Any guesses as to why the AX-850 would not resume from sleep?

corban
 
So it really looks like it's my AX-850. I have tried with a antec true power 550 and it wakes from sleep, but no suck luck with my AX-850. This sucks as I have my AX-850 all wired into my case. It also is past it's return date to get a refund.

Any guesses as to why the AX-850 would not resume from sleep?

corban

It's the Sabertooth + AX850 combo, I just swapped mine to a P8Z68-V Pro and the problem is gone. There are a bunch of posts on the official asus forums in the sleep issue thread by people with the same combo having issues. I would sooner replace the motherboard than the power supply personally, see if you can get an RMA for a different board (different = newer and better ;) ).

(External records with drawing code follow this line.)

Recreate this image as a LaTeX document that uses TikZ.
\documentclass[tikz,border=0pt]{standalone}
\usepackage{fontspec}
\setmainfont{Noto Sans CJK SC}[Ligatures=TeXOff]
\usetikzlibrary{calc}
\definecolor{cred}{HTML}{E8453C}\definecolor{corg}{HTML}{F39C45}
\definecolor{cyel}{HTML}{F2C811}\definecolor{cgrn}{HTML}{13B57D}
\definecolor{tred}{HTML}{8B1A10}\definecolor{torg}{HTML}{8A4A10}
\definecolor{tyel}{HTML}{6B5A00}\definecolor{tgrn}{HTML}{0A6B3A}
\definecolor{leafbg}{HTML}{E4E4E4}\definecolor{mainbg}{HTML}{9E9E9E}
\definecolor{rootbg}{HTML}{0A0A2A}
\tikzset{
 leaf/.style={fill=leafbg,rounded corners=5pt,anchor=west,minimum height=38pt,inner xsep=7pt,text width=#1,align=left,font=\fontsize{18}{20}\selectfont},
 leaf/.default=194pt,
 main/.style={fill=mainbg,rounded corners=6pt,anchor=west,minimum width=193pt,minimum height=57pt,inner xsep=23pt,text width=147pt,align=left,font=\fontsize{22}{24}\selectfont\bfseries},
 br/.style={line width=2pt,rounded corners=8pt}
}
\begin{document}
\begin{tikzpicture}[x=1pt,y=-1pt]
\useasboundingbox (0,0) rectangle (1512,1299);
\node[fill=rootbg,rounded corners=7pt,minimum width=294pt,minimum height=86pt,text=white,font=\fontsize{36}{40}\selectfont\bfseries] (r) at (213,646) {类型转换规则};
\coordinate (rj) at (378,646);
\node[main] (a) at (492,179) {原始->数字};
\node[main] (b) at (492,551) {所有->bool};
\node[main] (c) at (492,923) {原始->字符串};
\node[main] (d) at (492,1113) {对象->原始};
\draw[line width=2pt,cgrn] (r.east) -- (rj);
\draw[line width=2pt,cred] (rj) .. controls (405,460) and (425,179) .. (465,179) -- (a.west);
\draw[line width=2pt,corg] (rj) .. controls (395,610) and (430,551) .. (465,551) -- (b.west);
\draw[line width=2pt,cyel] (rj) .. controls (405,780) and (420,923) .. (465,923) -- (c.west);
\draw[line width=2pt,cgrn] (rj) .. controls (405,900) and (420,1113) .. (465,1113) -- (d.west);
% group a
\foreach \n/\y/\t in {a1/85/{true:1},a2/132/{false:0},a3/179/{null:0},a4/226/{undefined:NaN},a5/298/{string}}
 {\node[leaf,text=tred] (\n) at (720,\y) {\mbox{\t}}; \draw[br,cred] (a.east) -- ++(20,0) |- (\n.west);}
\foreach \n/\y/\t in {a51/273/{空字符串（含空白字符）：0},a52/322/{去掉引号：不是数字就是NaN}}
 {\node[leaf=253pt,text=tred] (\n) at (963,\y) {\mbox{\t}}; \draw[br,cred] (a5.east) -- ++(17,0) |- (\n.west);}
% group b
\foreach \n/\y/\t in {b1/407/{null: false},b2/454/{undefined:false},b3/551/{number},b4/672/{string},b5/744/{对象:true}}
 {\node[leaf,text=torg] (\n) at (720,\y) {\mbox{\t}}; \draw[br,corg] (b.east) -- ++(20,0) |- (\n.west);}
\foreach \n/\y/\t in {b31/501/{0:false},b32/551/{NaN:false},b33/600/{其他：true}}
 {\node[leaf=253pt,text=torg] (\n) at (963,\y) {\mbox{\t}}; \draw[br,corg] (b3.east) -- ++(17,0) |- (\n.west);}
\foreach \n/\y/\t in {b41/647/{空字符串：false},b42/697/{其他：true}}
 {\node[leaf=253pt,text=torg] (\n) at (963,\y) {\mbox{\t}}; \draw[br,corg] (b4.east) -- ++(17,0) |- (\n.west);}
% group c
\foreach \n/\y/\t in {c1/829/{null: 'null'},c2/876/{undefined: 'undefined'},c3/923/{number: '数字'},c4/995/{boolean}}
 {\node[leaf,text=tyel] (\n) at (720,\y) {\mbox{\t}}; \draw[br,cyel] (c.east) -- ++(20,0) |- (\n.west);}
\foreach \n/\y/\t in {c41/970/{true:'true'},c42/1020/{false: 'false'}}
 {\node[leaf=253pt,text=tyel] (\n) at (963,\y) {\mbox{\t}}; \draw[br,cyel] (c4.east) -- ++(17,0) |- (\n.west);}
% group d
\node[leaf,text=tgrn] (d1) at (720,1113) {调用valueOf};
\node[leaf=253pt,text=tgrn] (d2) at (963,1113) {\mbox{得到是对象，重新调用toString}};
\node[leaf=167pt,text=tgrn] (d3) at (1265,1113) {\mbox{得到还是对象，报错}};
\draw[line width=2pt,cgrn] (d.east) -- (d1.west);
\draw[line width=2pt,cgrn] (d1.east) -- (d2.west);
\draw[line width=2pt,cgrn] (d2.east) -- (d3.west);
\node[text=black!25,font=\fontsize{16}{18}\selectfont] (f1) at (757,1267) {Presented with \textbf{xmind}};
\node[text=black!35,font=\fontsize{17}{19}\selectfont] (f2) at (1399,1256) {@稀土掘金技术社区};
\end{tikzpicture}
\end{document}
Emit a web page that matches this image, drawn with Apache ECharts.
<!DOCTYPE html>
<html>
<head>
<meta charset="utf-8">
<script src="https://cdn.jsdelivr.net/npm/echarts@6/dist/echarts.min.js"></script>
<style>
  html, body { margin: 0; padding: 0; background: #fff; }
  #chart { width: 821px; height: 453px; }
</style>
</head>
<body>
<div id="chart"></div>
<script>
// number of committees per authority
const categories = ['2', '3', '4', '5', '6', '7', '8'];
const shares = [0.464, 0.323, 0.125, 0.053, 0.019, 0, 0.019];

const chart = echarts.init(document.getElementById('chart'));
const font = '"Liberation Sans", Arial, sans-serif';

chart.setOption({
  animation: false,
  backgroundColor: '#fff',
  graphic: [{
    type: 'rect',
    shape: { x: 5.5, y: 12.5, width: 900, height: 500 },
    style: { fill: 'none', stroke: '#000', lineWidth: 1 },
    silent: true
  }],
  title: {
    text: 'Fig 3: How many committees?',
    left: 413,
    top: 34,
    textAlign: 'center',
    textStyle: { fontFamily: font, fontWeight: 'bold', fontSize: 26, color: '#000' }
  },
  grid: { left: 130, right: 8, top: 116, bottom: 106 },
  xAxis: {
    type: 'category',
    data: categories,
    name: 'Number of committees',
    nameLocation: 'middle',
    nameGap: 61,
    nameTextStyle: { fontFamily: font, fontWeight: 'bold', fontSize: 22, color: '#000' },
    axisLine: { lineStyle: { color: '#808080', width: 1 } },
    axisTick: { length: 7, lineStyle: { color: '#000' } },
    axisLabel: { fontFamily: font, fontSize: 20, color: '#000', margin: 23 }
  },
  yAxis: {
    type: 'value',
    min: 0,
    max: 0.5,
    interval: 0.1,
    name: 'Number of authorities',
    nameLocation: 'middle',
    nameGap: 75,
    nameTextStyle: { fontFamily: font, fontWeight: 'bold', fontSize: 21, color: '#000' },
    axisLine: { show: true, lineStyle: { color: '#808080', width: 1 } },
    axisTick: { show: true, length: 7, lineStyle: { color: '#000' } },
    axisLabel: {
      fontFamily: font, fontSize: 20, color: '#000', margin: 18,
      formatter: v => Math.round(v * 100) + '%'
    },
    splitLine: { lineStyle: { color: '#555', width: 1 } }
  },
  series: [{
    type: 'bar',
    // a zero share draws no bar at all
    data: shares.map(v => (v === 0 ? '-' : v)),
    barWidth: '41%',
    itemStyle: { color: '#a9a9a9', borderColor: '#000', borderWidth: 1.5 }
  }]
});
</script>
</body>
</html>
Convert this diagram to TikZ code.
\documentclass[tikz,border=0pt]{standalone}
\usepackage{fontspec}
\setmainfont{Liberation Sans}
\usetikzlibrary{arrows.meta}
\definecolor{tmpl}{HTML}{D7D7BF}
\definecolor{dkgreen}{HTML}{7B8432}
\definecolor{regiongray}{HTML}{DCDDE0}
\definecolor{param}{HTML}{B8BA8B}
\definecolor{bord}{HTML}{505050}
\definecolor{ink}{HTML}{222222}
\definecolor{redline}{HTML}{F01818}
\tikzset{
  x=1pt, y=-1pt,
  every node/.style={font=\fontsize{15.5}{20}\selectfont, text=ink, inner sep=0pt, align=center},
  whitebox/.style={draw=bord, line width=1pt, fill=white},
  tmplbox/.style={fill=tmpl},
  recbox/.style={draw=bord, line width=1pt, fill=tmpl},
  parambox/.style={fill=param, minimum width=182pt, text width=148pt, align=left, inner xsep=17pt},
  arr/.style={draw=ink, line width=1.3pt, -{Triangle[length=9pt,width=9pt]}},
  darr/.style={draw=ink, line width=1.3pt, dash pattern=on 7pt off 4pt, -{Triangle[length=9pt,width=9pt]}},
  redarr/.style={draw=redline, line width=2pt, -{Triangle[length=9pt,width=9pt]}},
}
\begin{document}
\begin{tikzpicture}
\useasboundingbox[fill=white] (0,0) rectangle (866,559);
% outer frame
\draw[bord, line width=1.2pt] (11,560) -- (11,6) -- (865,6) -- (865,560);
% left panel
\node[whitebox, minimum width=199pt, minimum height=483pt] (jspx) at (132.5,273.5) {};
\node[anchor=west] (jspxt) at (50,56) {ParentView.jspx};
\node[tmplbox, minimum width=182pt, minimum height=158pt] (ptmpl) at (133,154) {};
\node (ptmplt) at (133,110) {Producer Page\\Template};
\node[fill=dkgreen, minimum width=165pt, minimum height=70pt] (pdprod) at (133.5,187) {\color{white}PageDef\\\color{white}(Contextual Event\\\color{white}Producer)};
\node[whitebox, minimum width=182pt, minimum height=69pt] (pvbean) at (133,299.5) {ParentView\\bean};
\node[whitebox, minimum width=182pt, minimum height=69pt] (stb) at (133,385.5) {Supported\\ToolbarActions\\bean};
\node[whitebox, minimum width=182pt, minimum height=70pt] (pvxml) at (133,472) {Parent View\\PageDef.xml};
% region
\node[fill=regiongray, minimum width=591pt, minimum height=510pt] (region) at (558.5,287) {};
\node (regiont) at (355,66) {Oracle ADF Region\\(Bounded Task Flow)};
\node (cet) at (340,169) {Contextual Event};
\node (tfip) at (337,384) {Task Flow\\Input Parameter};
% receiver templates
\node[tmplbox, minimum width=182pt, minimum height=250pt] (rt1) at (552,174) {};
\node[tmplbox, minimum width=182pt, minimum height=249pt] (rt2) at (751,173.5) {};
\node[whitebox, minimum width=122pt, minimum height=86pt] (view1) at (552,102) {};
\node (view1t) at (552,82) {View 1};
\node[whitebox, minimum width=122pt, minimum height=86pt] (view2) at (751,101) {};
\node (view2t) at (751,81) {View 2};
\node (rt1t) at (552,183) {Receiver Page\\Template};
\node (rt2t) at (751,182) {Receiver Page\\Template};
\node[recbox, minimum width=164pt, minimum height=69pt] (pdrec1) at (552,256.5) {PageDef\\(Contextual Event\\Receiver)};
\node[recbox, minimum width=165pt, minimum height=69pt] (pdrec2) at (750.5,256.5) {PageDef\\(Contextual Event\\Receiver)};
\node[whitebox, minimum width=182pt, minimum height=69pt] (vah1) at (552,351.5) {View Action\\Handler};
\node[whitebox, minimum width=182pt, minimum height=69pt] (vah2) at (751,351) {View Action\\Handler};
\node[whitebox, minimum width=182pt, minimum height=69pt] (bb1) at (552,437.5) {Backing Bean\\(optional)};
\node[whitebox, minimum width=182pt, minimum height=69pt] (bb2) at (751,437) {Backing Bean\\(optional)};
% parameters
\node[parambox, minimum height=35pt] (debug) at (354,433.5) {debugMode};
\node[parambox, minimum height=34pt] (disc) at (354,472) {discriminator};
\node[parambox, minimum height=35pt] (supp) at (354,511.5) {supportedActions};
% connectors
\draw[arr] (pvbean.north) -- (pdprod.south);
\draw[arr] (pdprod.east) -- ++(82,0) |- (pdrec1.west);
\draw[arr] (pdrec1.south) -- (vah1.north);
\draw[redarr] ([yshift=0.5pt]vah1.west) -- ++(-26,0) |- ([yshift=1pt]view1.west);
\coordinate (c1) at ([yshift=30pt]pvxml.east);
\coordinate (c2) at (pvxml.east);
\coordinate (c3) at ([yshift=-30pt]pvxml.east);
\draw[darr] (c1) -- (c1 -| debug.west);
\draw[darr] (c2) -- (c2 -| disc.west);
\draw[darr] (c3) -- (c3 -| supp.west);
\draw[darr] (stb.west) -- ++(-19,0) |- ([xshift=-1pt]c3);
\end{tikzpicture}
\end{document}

On an unrelated note, using this new board I've been able to overclock the same 2600k to 5ghz using the same voltage I was having to use to max out at 4.8ghz on the Sabertooth. I am using offset to achieve this overclock which never worked on the Sabertooth either. For a "military grade" board it sure seems like their quality control was less than stellar. Or maybe I just got a dud. Regardless, I'll be RMA'ing the Sabertooth for sleep issues and reselling it on ebay, I'm sold on this z68.
 
Im suggesting Asus doesnt want you to.

I'd probably go along with that but I wonder why Asus thinks it's good to do that.

The downside is if the new update introduces a new bug that causes instability then the user is prevented from easily downgrading to a possibly more stable version. The up side is ???